» Problem:
State only the number of lines that contain the string "matplotlib".

Charts and diagrams as code:
_ _ _ _ _ _ _

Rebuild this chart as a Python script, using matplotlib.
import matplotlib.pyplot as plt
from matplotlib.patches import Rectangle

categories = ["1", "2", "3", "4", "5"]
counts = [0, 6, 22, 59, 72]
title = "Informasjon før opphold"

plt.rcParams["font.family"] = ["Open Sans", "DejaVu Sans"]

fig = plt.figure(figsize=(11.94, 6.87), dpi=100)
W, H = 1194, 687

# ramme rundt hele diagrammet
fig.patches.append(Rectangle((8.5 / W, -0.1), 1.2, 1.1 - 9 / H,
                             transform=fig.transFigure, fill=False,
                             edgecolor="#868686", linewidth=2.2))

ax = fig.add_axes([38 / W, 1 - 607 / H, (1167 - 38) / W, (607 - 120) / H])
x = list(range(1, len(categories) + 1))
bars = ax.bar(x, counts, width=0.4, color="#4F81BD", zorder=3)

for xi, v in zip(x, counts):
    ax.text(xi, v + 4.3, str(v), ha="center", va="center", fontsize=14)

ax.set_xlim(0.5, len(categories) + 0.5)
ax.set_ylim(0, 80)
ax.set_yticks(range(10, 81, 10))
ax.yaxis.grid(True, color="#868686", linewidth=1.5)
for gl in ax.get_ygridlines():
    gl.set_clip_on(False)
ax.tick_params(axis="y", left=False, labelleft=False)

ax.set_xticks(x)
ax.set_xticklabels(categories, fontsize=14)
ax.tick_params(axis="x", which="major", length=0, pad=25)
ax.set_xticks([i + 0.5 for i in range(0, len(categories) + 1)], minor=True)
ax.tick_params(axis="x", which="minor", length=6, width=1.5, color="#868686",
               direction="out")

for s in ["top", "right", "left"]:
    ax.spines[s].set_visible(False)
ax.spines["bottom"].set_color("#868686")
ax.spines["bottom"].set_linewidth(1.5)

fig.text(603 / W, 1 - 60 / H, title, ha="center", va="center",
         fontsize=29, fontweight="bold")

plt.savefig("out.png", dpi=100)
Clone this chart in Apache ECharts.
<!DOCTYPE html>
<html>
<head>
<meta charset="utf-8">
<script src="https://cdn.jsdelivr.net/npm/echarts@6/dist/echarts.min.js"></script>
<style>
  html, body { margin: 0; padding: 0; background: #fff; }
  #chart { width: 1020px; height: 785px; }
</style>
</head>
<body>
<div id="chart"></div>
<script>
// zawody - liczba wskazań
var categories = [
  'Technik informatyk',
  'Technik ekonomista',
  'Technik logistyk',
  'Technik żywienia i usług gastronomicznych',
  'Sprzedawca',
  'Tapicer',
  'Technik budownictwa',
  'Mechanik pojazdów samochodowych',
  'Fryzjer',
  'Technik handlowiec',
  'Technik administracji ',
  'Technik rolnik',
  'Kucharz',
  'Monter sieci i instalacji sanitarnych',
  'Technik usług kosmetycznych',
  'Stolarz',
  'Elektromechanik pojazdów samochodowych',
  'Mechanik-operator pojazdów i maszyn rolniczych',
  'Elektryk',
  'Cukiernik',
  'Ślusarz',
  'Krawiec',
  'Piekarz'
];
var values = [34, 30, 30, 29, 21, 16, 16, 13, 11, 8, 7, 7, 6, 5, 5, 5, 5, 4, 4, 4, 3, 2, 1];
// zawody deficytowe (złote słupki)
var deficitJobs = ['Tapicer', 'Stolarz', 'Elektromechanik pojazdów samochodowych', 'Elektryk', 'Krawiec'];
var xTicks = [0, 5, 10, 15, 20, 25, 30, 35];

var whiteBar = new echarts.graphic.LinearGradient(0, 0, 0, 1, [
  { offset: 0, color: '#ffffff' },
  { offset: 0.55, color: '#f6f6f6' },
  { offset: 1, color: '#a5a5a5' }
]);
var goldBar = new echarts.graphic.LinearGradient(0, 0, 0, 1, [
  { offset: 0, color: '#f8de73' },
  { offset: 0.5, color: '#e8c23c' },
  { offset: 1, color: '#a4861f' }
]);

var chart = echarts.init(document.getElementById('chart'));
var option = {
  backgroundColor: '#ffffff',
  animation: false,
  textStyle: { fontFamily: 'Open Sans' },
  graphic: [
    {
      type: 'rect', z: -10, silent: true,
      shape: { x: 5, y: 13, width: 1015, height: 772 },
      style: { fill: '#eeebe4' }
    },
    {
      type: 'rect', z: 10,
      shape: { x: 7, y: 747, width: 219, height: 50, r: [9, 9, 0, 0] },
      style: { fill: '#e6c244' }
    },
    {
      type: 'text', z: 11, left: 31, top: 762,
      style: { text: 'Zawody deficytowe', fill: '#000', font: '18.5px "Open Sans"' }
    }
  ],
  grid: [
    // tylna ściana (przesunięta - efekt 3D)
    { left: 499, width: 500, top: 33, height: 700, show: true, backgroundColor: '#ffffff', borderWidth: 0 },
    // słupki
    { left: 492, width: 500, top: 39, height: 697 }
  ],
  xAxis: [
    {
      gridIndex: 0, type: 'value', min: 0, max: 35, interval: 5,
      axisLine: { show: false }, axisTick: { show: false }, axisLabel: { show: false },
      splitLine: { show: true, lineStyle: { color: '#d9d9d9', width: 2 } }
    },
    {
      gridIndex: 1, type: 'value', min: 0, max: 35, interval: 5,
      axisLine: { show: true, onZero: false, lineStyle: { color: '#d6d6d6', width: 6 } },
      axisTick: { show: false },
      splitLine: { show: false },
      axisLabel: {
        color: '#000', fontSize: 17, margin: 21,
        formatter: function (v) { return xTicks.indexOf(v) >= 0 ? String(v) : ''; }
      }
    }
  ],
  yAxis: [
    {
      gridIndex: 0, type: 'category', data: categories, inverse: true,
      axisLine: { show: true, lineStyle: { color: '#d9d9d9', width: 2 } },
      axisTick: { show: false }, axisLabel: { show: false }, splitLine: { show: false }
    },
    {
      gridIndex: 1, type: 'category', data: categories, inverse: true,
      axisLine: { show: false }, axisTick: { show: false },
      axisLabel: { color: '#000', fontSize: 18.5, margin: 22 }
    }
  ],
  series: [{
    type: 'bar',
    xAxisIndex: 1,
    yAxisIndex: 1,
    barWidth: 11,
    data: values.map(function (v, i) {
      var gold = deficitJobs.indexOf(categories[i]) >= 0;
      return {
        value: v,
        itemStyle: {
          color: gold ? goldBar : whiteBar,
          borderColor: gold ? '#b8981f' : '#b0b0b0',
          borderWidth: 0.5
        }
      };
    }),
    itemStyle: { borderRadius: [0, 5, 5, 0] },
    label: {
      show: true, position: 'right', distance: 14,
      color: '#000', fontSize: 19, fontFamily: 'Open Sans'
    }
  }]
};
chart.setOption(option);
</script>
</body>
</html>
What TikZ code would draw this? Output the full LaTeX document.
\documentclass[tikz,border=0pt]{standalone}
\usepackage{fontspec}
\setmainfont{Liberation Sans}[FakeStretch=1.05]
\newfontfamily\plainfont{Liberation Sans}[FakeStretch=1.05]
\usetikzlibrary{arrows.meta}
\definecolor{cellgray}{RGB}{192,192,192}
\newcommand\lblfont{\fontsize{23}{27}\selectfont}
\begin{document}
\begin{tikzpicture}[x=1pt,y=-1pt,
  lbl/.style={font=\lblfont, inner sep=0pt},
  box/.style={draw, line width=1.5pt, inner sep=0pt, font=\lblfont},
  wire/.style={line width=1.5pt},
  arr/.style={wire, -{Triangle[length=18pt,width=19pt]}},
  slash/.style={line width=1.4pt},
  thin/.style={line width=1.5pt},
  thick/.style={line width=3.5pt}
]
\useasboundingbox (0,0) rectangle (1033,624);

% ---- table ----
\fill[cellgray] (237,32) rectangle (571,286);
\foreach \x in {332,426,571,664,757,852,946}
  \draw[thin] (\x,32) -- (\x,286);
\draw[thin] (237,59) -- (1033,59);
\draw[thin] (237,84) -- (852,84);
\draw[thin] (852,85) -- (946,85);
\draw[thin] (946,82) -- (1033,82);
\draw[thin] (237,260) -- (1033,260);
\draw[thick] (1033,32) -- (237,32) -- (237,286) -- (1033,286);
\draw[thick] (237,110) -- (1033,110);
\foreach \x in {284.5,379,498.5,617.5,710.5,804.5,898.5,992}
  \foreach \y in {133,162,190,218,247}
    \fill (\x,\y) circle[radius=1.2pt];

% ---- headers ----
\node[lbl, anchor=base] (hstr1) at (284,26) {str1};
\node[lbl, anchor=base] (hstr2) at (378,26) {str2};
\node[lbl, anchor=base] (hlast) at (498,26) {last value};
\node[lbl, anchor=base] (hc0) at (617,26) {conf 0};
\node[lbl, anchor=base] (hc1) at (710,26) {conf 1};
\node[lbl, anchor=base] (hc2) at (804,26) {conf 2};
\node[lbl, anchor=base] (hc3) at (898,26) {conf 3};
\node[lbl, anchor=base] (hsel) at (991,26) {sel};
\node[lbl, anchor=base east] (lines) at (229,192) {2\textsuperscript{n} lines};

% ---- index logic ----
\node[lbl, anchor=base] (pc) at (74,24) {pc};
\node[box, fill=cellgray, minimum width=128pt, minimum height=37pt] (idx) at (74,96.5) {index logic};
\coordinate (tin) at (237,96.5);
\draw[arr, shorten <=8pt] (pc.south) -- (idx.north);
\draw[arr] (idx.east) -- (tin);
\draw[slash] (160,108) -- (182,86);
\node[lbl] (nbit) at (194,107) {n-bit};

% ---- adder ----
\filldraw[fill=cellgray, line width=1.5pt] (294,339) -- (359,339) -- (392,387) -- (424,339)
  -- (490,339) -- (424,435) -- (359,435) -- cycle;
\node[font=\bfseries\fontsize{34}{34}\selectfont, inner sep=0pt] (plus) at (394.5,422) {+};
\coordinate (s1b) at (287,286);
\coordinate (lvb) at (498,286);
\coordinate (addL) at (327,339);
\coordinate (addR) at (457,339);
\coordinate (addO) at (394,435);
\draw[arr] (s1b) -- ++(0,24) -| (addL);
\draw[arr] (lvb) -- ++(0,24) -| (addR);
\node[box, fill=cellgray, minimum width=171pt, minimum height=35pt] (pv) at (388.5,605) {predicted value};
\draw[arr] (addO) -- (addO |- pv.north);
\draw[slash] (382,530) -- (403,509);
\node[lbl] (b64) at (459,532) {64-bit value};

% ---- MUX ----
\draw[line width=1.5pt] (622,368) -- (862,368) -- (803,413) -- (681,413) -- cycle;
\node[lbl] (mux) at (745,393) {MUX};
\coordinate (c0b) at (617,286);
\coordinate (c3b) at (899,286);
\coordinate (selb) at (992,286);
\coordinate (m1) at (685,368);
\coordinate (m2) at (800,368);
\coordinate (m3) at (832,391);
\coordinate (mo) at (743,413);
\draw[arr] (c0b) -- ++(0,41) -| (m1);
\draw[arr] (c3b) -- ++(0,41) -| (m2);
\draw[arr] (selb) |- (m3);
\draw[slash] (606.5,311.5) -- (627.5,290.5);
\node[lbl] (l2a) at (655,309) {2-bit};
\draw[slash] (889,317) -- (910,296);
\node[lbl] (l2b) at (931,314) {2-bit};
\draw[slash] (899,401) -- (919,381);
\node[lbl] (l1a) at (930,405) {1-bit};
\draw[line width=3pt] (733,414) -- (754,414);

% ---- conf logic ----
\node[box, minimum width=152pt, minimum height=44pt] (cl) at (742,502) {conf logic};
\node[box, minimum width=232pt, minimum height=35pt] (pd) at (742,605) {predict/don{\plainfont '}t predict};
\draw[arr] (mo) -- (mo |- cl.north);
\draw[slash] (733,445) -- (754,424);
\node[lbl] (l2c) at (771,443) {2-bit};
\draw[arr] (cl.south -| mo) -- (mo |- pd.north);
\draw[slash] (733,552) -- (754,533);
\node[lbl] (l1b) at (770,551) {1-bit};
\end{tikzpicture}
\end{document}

_ _ _ _ _ _ _

» The answer:
3